Заметное влияние на становление репрессивной политики молодого государства оказало развитие советского уголовного права. Декретом СНК «О суде» была учреждена система советских судов, основу которой составляли новое законодательство, а также «революционная совесть и правосознание»[145]. Столь неопределенная трактовка в построении основ судебной системы породила массу кривотолков и злоупотреблений. К тому же определяющую роль сыграл тот факт, что в советском законодательстве состав преступления по контрреволюционным действиям был определен в ст. 57 Уголовного кодекса РСФСР, принятого только в 1922 г.[146] Отсутствие состава преступления по контрреволюционным делам, на практике привело к господству субъективизма, когда определяющим вину доказательством считалось принадлежность обвиняемого к буржуазному и старому господствующему классу. При этом бросается в глаза появление Декрета СНК от 22 июля 1918 г. «О борьбе со спекуляцией», в котором были определен и состав преступления, и санкция[147]. Это указывает на определенный вектор в государственно-правовой политике большевиков. К тому же отсутствие нормального правового регулирования террора привело к тому, что грань между «свой» и «чужой» была призрачной и зависела от конкретных людей.
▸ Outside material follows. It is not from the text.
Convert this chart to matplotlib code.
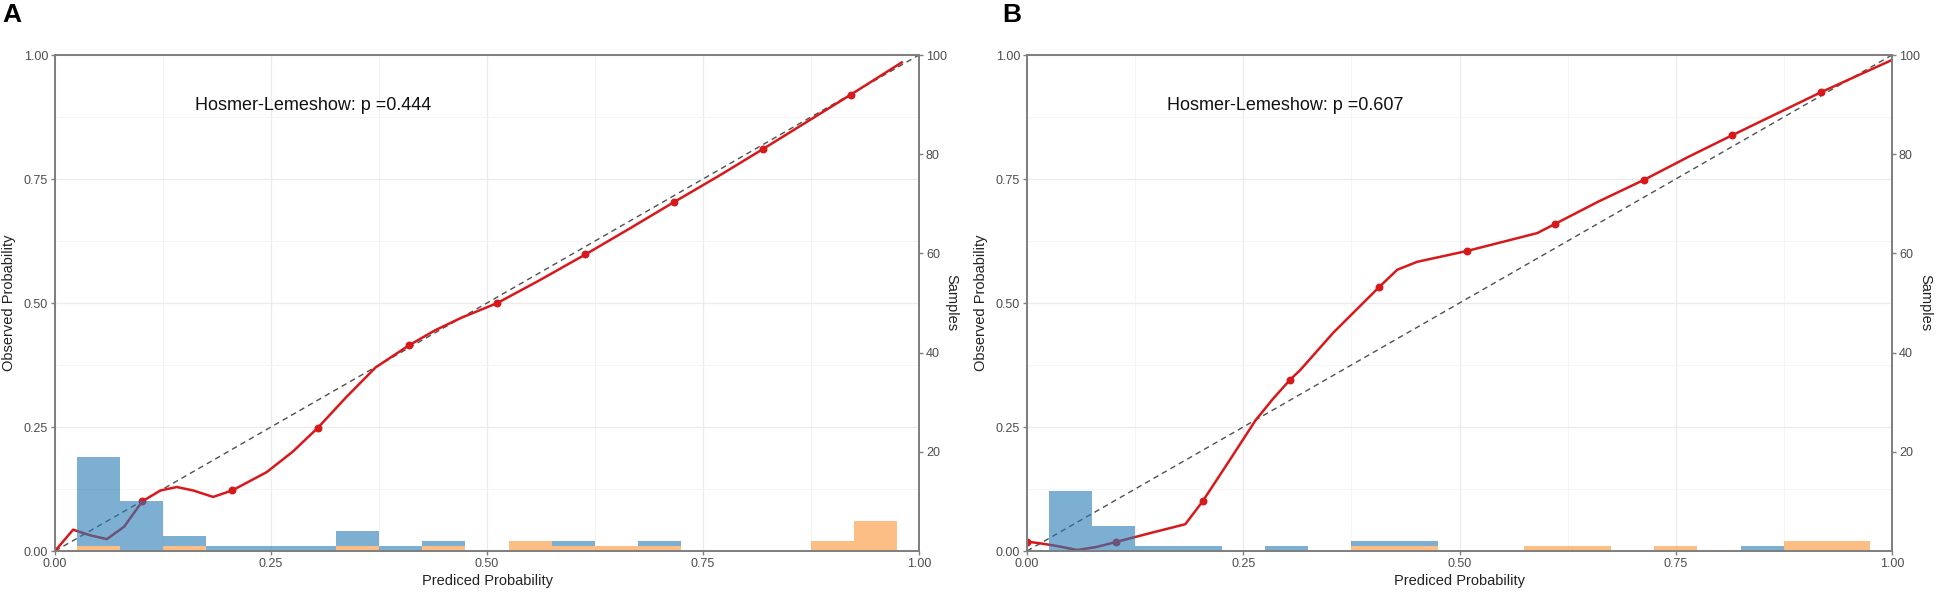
import numpy as np
import matplotlib
matplotlib.use("Agg")
import matplotlib.pyplot as plt
from matplotlib.ticker import MultipleLocator

plt.rcParams['font.family'] = ['Liberation Sans Narrow', 'Liberation Sans', 'DejaVu Sans']

# histogram bins (centres), width 0.05
bin_centers = [0.05, 0.10, 0.15, 0.20, 0.25, 0.30, 0.35, 0.40, 0.45, 0.50,
               0.55, 0.60, 0.65, 0.70, 0.75, 0.80, 0.85, 0.90, 0.95]

# panel A
a_blue = [18, 10, 2, 1, 1, 1, 3, 1, 1, 0, 0, 1, 0, 1, 0, 0, 0, 0, 0]
a_orange = [1, 0, 1, 0, 0, 0, 1, 0, 1, 0, 2, 1, 1, 1, 0, 0, 0, 2, 6]
a_curve_x = [0.0, 0.021, 0.04, 0.06, 0.08, 0.101, 0.122, 0.141, 0.16, 0.183, 0.205,
             0.245, 0.275, 0.304, 0.337, 0.371, 0.41, 0.44, 0.47, 0.512, 0.56,
             0.614, 0.665, 0.716, 0.77, 0.819, 0.87, 0.921, 0.98]
a_curve_y = [0.0, 0.043, 0.032, 0.024, 0.049, 0.10, 0.122, 0.129, 0.122, 0.109, 0.122,
             0.159, 0.20, 0.248, 0.31, 0.37, 0.415, 0.445, 0.47, 0.50, 0.545,
             0.598, 0.65, 0.703, 0.758, 0.81, 0.865, 0.92, 0.985]
a_pts_x = [0.101, 0.205, 0.304, 0.41, 0.512, 0.614, 0.716, 0.819, 0.921]
a_pts_y = [0.10, 0.122, 0.248, 0.415, 0.50, 0.598, 0.703, 0.81, 0.92]
a_p = "0.444"

# panel B
b_blue = [12, 5, 1, 1, 0, 1, 0, 1, 1, 0, 0, 0, 0, 0, 0, 0, 1, 0, 0]
b_orange = [0, 0, 0, 0, 0, 0, 0, 1, 1, 0, 0, 1, 1, 0, 1, 0, 0, 2, 2]
b_curve_x = [0.0, 0.017, 0.035, 0.058, 0.08, 0.1025, 0.14, 0.183, 0.203, 0.235,
             0.264, 0.284, 0.304, 0.316, 0.354, 0.407, 0.428, 0.451, 0.509, 0.59,
             0.61, 0.66, 0.713, 0.765, 0.815, 0.867, 0.918, 1.0]
b_curve_y = [0.019, 0.015, 0.01, 0.002, 0.008, 0.018, 0.035, 0.054, 0.10, 0.185,
             0.263, 0.306, 0.345, 0.365, 0.44, 0.532, 0.567, 0.583, 0.605, 0.641,
             0.659, 0.704, 0.748, 0.795, 0.838, 0.882, 0.925, 0.99]
b_pts_x = [0.0, 0.1025, 0.203, 0.304, 0.407, 0.509, 0.61, 0.713, 0.815, 0.918]
b_pts_y = [0.019, 0.018, 0.10, 0.345, 0.532, 0.605, 0.659, 0.748, 0.838, 0.925]
b_p = "0.607"

RED = '#D7191C'
GRAY = '#7F7F7F'
TXT = '#4D4D4D'


def draw_panel(ax, curve_x, curve_y, pts_x, pts_y, blue, orange, pval):
    ax.plot([0, 1], [0, 1], ls=(0, (4, 3)), color='#505050', lw=1.0, zorder=2)
    ax.plot(curve_x, curve_y, color=RED, lw=1.8, zorder=2)
    ax.scatter(pts_x, pts_y, color=RED, s=22, zorder=2)

    orange = np.array(orange) / 100
    blue = np.array(blue) / 100
    ax.bar(bin_centers, orange, width=0.05, color='#FC9334', alpha=0.6,
           linewidth=0, zorder=3)
    ax.bar(bin_centers, blue, width=0.05, bottom=orange, color='#267AB7',
           alpha=0.6, linewidth=0, zorder=3)

    ax.set_xlim(0, 1)
    ax.set_ylim(0, 1)
    ax.xaxis.set_major_locator(MultipleLocator(0.25))
    ax.yaxis.set_major_locator(MultipleLocator(0.25))
    ax.xaxis.set_minor_locator(MultipleLocator(0.125))
    ax.yaxis.set_minor_locator(MultipleLocator(0.125))
    ax.xaxis.set_major_formatter(lambda v, p: f"{v:.2f}")
    ax.yaxis.set_major_formatter(lambda v, p: f"{v:.2f}")
    ax.grid(which='major', color='#EBEBEB', lw=0.9, zorder=0)
    ax.grid(which='minor', color='#F5F5F5', lw=0.7, zorder=0)
    ax.set_axisbelow(True)
    ax.tick_params(which='major', length=3, color=GRAY, labelcolor=TXT,
                   labelsize=9, width=1, pad=2)
    ax.tick_params(which='minor', length=0)
    for s in ax.spines.values():
        s.set_color(GRAY)
        s.set_linewidth(1.3)
    ax.set_xlabel("Prediced Probability", fontsize=10.5, color='#222222', labelpad=3)
    ax.set_ylabel("Observed Probability", fontsize=10.5, color='#222222')
    ax.yaxis.set_label_coords(-0.045, 0.5)
    ax.text(0.162, 0.898, f"Hosmer-Lemeshow: p ={pval}", transform=ax.transAxes,
            va='center', ha='left', fontsize=13, color='#111111',
            family=['Liberation Sans', 'DejaVu Sans'])

    ax2 = ax.twinx()
    ax2.set_ylim(0, 100)
    ax2.set_yticks([20, 40, 60, 80, 100])
    ax2.tick_params(length=3, color=GRAY, labelcolor=TXT, labelsize=9, width=1, pad=2)
    for s in ax2.spines.values():
        s.set_color(GRAY)
        s.set_linewidth(1.3)
    ax2.set_ylabel("Samples", rotation=270, fontsize=10.5, color='#222222', va='center')
    ax2.yaxis.set_label_coords(1.038, 0.5)


fig = plt.figure(figsize=(19.41, 5.96), dpi=100)
axA = fig.add_axes([55 / 1941, 45 / 596, 864 / 1941, 496 / 596])
axB = fig.add_axes([1027 / 1941, 45 / 596, 865 / 1941, 496 / 596])

draw_panel(axA, a_curve_x, a_curve_y, a_pts_x, a_pts_y, a_blue, a_orange, a_p)
draw_panel(axB, b_curve_x, b_curve_y, b_pts_x, b_pts_y, b_blue, b_orange, b_p)

fig.text(0.001, 0.995, "A", fontsize=19, fontweight='bold', va='top', ha='left',
         family=['Liberation Sans', 'DejaVu Sans'])
fig.text(1002 / 1941, 0.995, "B", fontsize=19, fontweight='bold', va='top', ha='left',
         family=['Liberation Sans', 'DejaVu Sans'])

fig.savefig("out.png", dpi=100)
На ситуацию с влиянием права на общество и политику органов ВЧК проливает свет и история с собственностью привилегированных классов царской России. Советская власть изымала из собственности этих классов не только предприятия, фабрики, заводы и магазины, но и предметы роскоши. В этом отношении определенный интерес для понимания происходящего в обществе имеет вопрос с конфискацией драгоценных металлов. Дело в том, что постановление Высшего совета народного хозяйства от 12 января 1918 г. «О золоте и платине» устанавливало монополию государства на золото и платину весом свыше 16 золотников (68,256 гр), а Декрет СНК от 22 июля 1918 г. «О борьбе со спекуляцией» вводил наказание за их сбыт, скупку или хранение в виде лишения свободы на срок не ниже 10 лет[148]. Такая правовая регламентация привела к тому, что среди ведомостей ЧК о сдаче конфискованных вещей в Народный банк числятся не только предметы роскоши, но и ордена[149]. Так, Екатеринославская ГубЧК сдала в Народный банк в мае 1919 г. 8 Георгиевских крестов, а также ордена Анны и Станислава. Дело доходило до парадоксальных ситуаций. Чекисты конфисковали у А. А. Брусилова бриллиантовую георгиевскую шашку, полученную им в награду за победу в 1916 г. армий Юго-Западного фронта. Более того, в условиях продовольственного кризиса большевики ввели монополию на отдельные продовольственные товары. Конфискация заградотрядами на железных дорогах, чекистами, милицией, да и воинскими частями излишков продуктов, которая в некоторых случаях доходила до абсурда, также не способствовала мирным процессам в обществе.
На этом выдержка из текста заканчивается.